### Brief
Print nothing but the lines from the start of the listing below through the line that contains "30000, 35000, 40000]". Do not include the pictures.

### Data provided
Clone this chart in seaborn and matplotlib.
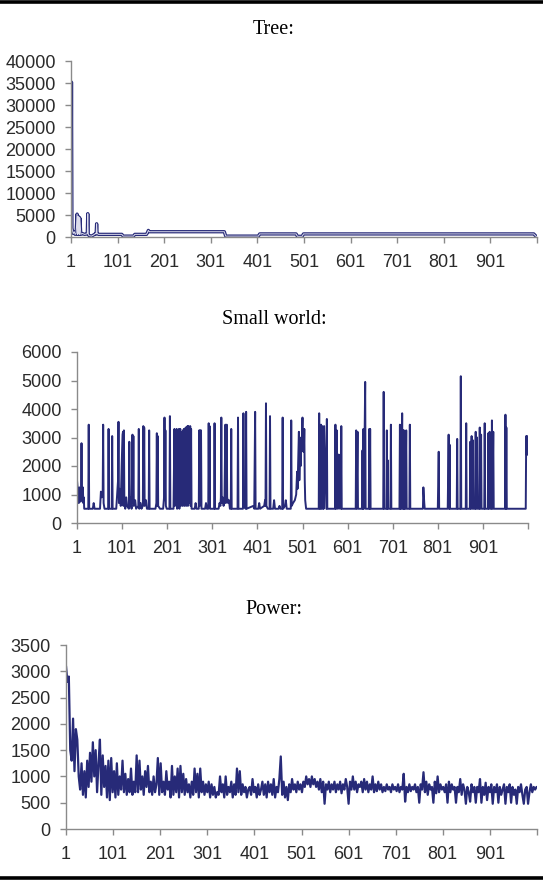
import numpy as np
import pandas as pd
import matplotlib
matplotlib.use("Agg")
import matplotlib.pyplot as plt
from matplotlib.lines import Line2D
import seaborn as sns

# ---------------- data ----------------
titles = ["Tree:", "Small world:", "Power:"]
x_tick_vals = [1, 101, 201, 301, 401, 501, 601, 701, 801, 901, 1001]
x_tick_labels = ["1", "101", "201", "301", "401", "501", "601", "701", "801", "901", ""]

tree_x = [1, 2, 3, 4, 6, 8, 10, 12, 14, 15, 16, 17, 18, 19, 20, 22, 25, 30, 35, 36, 37, 38,
          40, 45, 50, 54, 55, 56, 57, 60, 110, 113, 135, 138, 163, 165, 167, 169,
          330, 333, 403, 406, 484, 487, 497, 500, 994, 1000]
tree_y = [1000, 35200, 2000, 1500, 800, 1200, 600, 800, 5200, 600, 4700, 700, 4500, 600, 4300,
          600, 800, 600, 700, 800, 5300, 600, 300, 200, 500, 800, 700, 3000, 800, 600,
          600, 200, 200, 600, 600, 1000, 1500, 1200, 1200, 200, 200, 700, 700, 150, 150,
          700, 700, 50]
tree_yticks = [0, 5000, 10000, 15000, 20000, 25000, 30000, 35000, 40000]

sw_x = [1, 2, 3, 4, 5, 6, 7, 8, 9, 10, 11, 12, 13, 14, 15, 16, 17, 26, 27, 28, 36, 38, 40,
        52, 54, 56, 58, 59, 60, 62, 70, 71, 72, 78, 79, 80, 88, 90, 92, 93, 94, 96, 98,
        100, 102, 103, 104, 105, 106, 108, 110, 112, 116, 117, 118, 120, 122, 124, 125,
        126, 127, 130, 132, 137, 138, 139, 142, 144, 147, 148, 149, 150, 151, 154, 156,
        160, 161, 162, 175, 177, 178, 179, 180, 181, 185, 192, 194, 195, 196, 197, 198,
        200, 206, 207, 208, 215, 217, 218, 221, 222, 223, 226, 227, 228, 230, 231, 233,
        234, 235, 236, 237, 238, 239, 240, 241, 242, 243, 244, 245, 246, 247, 248, 249,
        250, 251, 252, 253, 254, 255, 258, 262, 264, 266, 271, 272, 273, 274, 275, 276,
        277, 285, 287, 289, 292, 293, 294, 295, 296, 305, 306, 307, 315, 317, 319, 320,
        321, 322, 324, 326, 328, 330, 331, 333, 334, 336, 338, 340, 342, 343, 344, 357,
        358, 359, 369, 370, 371, 375, 376, 377, 392, 394, 396, 397, 403, 405, 407, 416,
        418, 419, 420, 421, 424, 428, 429, 430, 436, 438, 440, 448, 450, 452, 456, 457,
        458, 462, 464, 466, 475, 476, 477, 480, 484, 487, 489, 490, 492, 493, 494, 495,
        496, 497, 498, 499, 500, 501, 502, 503, 504, 505, 506, 507, 509, 537, 538, 539,
        541, 542, 543, 545, 546, 547, 548, 549, 554, 555, 556, 573, 574, 575, 577, 578,
        581, 582, 585, 586, 587, 588, 619, 620, 621, 623, 624, 633, 634, 635, 636, 637,
        639, 640, 641, 648, 649, 650, 651, 652, 680, 681, 682, 687, 688, 689, 690, 691,
        696, 697, 698, 716, 717, 718, 719, 720, 722, 723, 724, 725, 726, 727, 728, 729,
        731, 732, 738, 739, 740, 768, 769, 771, 772, 801, 803, 804, 823, 825, 826, 827,
        828, 843, 844, 845, 851, 852, 853, 863, 864, 865, 872, 873, 874, 876, 877, 879,
        880, 884, 885, 886, 888, 889, 893, 894, 895, 897, 898, 904, 905, 906, 912, 913,
        914, 916, 917, 920, 921, 922, 924, 925, 950, 951, 952, 953, 954, 996, 997, 998,
        999, 1000]
sw_y = [1500, 1300, 800, 1200, 700, 1250, 900, 1100, 750, 1250, 2800, 1200, 900, 1250, 700,
        900, 500, 500, 3450, 500, 500, 700, 500,
        500, 1100, 900, 1000, 3450, 700, 500, 500, 3300, 500, 500, 3050, 500, 500, 1000, 1500,
        3550, 700, 1200, 600,
        2000, 3100, 3200, 600, 3250, 800, 500, 900, 600, 500, 2850, 600, 900, 500, 3100, 700,
        3050, 600, 800, 500, 600, 3300, 500, 700, 500, 600, 3400, 900, 3350, 600, 800, 500,
        500, 3250, 500, 500, 700, 3150, 600, 3050, 600, 500, 500, 900, 3700, 800, 3250, 600,
        500, 500, 3750, 500, 500, 3300, 600, 800, 3300, 500, 700, 3300, 500, 3300, 600, 900,
        3200, 600, 3250, 700, 3300, 600, 3300, 700, 3350, 600, 3350, 800, 3400, 600, 3400, 700,
        3350, 900, 3400, 600, 3300, 500, 500, 500, 700, 500, 500, 3250, 600, 3250, 700, 3250,
        500, 500, 700, 500, 500, 3500, 600, 3400, 500, 500, 3500, 500, 500, 700, 600, 900,
        3700, 700, 900, 600, 800, 3450, 700, 3450, 900, 700, 800, 500, 500, 3300, 500, 500,
        3700, 500, 500, 3850, 600, 500, 3900, 500, 600, 500, 3900, 500, 500, 700, 500, 600,
        800, 600, 4200, 600, 500, 500, 3750, 500, 500, 800, 500, 500, 600, 500, 500, 3700,
        500, 600, 800, 500, 500, 3600, 600, 700, 800, 1000, 1800, 1200, 2500, 3200, 1500, 2200,
        2800, 2000, 3000, 2500, 3200, 3700, 2800, 3300, 2500, 3300, 1500, 800, 500, 500, 3850, 500,
        500, 3450, 500, 3400, 500, 3300, 500, 3400, 500, 3650, 500, 500, 3450, 500, 3250, 500,
        2400, 500, 2400, 500, 3400, 500, 500, 3250, 500, 3200, 500, 500, 2550, 500, 3300, 500,
        3350, 4950, 500, 500, 3300, 500, 3300, 500, 500, 4600, 500, 500, 3250, 500, 2200, 500,
        500, 3450, 500, 500, 3450, 500, 3200, 500, 3850, 500, 3250, 500, 3250, 500, 2500, 500,
        3250, 500, 500, 3450, 500, 500, 1250, 700, 500, 500, 2500, 500, 500, 3100, 500, 2750,
        500, 500, 2950, 500, 500, 5150, 500, 500, 3500, 500, 500, 2850, 500, 3050, 500, 2900,
        500, 500, 3200, 500, 3000, 500, 500, 3350, 500, 3100, 500, 500, 3500, 500, 500, 3150,
        500, 3200, 500, 500, 3600, 500, 3200, 500, 500, 3800, 500, 3350, 500, 500, 3050, 2400,
        3050, 2400]
sw_yticks = [0, 1000, 2000, 3000, 4000, 5000, 6000]

power_x = list(range(1, 1001, 3))
power_y = [3100, 2800, 2900, 1500, 1300, 2100, 1100, 1900, 1700, 1000,
           750, 1250, 650, 1100, 600, 1300, 800, 1450, 900, 1650,
           1000, 1500, 700, 1250, 1700, 650, 1400, 800, 1200, 600,
           1300, 550, 1350, 700, 1100, 600, 1250, 650, 1000, 750,
           1300, 700, 1050, 650, 950, 700, 1150, 650, 900, 700,
           1400, 700, 1300, 750, 1000, 650, 1100, 800, 1200, 700,
           900, 650, 1000, 700, 850, 1350, 650, 1250, 700, 900,
           650, 1100, 750, 900, 600, 1200, 650, 1000, 700, 1150,
           600, 1200, 700, 1050, 650, 950, 700, 850, 600, 900,
           650, 1150, 700, 1050, 600, 1150, 700, 900, 650, 850,
           700, 900, 600, 850, 650, 800, 600, 700, 650, 1000,
           700, 850, 600, 1000, 650, 800, 700, 900, 600, 850,
           650, 1150, 700, 1100, 650, 850, 700, 800, 600, 750,
           800, 650, 950, 700, 800, 600, 850, 650, 750, 900,
           650, 850, 600, 900, 700, 850, 650, 950, 600, 800,
           700, 950, 1380, 650, 900, 600, 800, 550, 850, 700,
           950, 750, 850, 700, 900, 750, 850, 700, 900, 800,
           1000, 850, 950, 800, 1000, 850, 950, 800, 900, 750,
           950, 700, 900, 480, 850, 750, 900, 700, 850, 750,
           900, 700, 850, 750, 900, 680, 850, 750, 950, 800,
           480, 900, 750, 1000, 750, 900, 700, 850, 800, 900,
           700, 950, 750, 900, 700, 850, 750, 1000, 700, 850,
           720, 900, 750, 850, 700, 800, 720, 850, 750, 800,
           700, 850, 750, 800, 720, 850, 700, 800, 750, 1050,
           520, 800, 700, 850, 720, 800, 750, 850, 700, 800,
           500, 850, 750, 1080, 700, 900, 650, 850, 750, 800,
           500, 900, 680, 1000, 700, 850, 750, 800, 700, 850,
           500, 900, 700, 850, 750, 800, 500, 800, 700, 950,
           650, 850, 750, 480, 800, 700, 520, 850, 700, 800,
           500, 800, 700, 950, 500, 800, 650, 880, 550, 800,
           700, 850, 480, 800, 700, 850, 500, 800, 650, 750,
           850, 480, 800, 700, 850, 500, 800, 650, 750, 480,
           800, 700, 850, 650, 480, 750, 800, 480, 700, 850,
           700, 800, 750, 800]
power_yticks = [0, 500, 1000, 1500, 2000, 2500, 3000, 3500]

# ---------------- figure ----------------
sns.set_theme(style="white")
plt.rcParams["font.family"] = ["Liberation Sans", "DejaVu Sans"]

W, H = 543, 881
fig = plt.figure(figsize=(W / 100, H / 100), dpi=100)
fig.patch.set_facecolor("white")

NAVY = "#272a78"
SPINE = "#8a8a8a"
LABEL = "#2a2a2a"

# axes boxes in pixels: left, right, top(ymax), bottom(0)
boxes = [(71, 537, 61, 237), (77, 528, 352, 523), (66, 537, 645, 829)]
series = [(tree_x, tree_y, tree_yticks), (sw_x, sw_y, sw_yticks), (power_x, power_y, power_yticks)]
title_y = [30, 319, 610]

for (l, r, t, b), (xs, ys, yt), ttl, ty in zip(boxes, series, titles, title_y):
    ax = fig.add_axes([l / W, 1 - b / H, (r - l) / W, (b - t) / H])
    df = pd.DataFrame({"x": xs, "y": ys})
    if ttl == "Tree:":
        sns.lineplot(data=df, x="x", y="y", ax=ax, color=NAVY, lw=2.4,
                     estimator=None, sort=False)
        sns.lineplot(data=df, x="x", y="y", ax=ax, color="#dcdcec", lw=0.7,
                     estimator=None, sort=False)
    elif ttl == "Power:":
        sns.lineplot(data=df, x="x", y="y", ax=ax, color=NAVY, lw=1.6,
                     estimator=None, sort=False)
    else:
        sns.lineplot(data=df, x="x", y="y", ax=ax, color=NAVY, lw=1.4,
                     estimator=None, sort=False)
    ax.set_xlim(1, 1001)
    ax.set_ylim(yt[0], yt[-1])
    ax.set_xticks(x_tick_vals)
    ax.set_xticklabels(x_tick_labels)
    ax.set_yticks(yt)
    ax.set_yticklabels([str(v) for v in yt])
    ax.set_xlabel("")
    ax.set_ylabel("")
    ax.set_facecolor("none")
    for s in ["top", "right"]:
        ax.spines[s].set_visible(False)
    for s in ["left", "bottom"]:
        ax.spines[s].set_color(SPINE)
        ax.spines[s].set_linewidth(1.0)
    ax.tick_params(axis="y", direction="out", length=4, width=1.0, color=SPINE,
                   labelsize=13, labelcolor=LABEL, pad=7, left=True)
    ax.tick_params(axis="x", direction="out", length=4, width=1.0, color=SPINE,
                   labelsize=13, labelcolor=LABEL, pad=8, bottom=True)
    ax.grid(False)
    fig.text(274 / W, 1 - ty / H, ttl, ha="center", va="center",
             fontsize=14.5, family=["Liberation Serif", "DejaVu Serif"], color="black")

# horizontal rules at top and bottom
fig.add_artist(Line2D([0, 1], [1 - 2 / H, 1 - 2 / H], transform=fig.transFigure,
                      color="black", lw=2.6))
fig.add_artist(Line2D([0, 1], [1 - 878 / H, 1 - 878 / H], transform=fig.transFigure,
                      color="black", lw=2.6))

fig.savefig("out.png", dpi=100, facecolor="white")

### Response for this exercise
Clone this chart in seaborn and matplotlib.
import numpy as np
import pandas as pd
import matplotlib
matplotlib.use("Agg")
import matplotlib.pyplot as plt
from matplotlib.lines import Line2D
import seaborn as sns

# ---------------- data ----------------
titles = ["Tree:", "Small world:", "Power:"]
x_tick_vals = [1, 101, 201, 301, 401, 501, 601, 701, 801, 901, 1001]
x_tick_labels = ["1", "101", "201", "301", "401", "501", "601", "701", "801", "901", ""]

tree_x = [1, 2, 3, 4, 6, 8, 10, 12, 14, 15, 16, 17, 18, 19, 20, 22, 25, 30, 35, 36, 37, 38,
          40, 45, 50, 54, 55, 56, 57, 60, 110, 113, 135, 138, 163, 165, 167, 169,
          330, 333, 403, 406, 484, 487, 497, 500, 994, 1000]
tree_y = [1000, 35200, 2000, 1500, 800, 1200, 600, 800, 5200, 600, 4700, 700, 4500, 600, 4300,
          600, 800, 600, 700, 800, 5300, 600, 300, 200, 500, 800, 700, 3000, 800, 600,
          600, 200, 200, 600, 600, 1000, 1500, 1200, 1200, 200, 200, 700, 700, 150, 150,
          700, 700, 50]
tree_yticks = [0, 5000, 10000, 15000, 20000, 25000, 30000, 35000, 40000]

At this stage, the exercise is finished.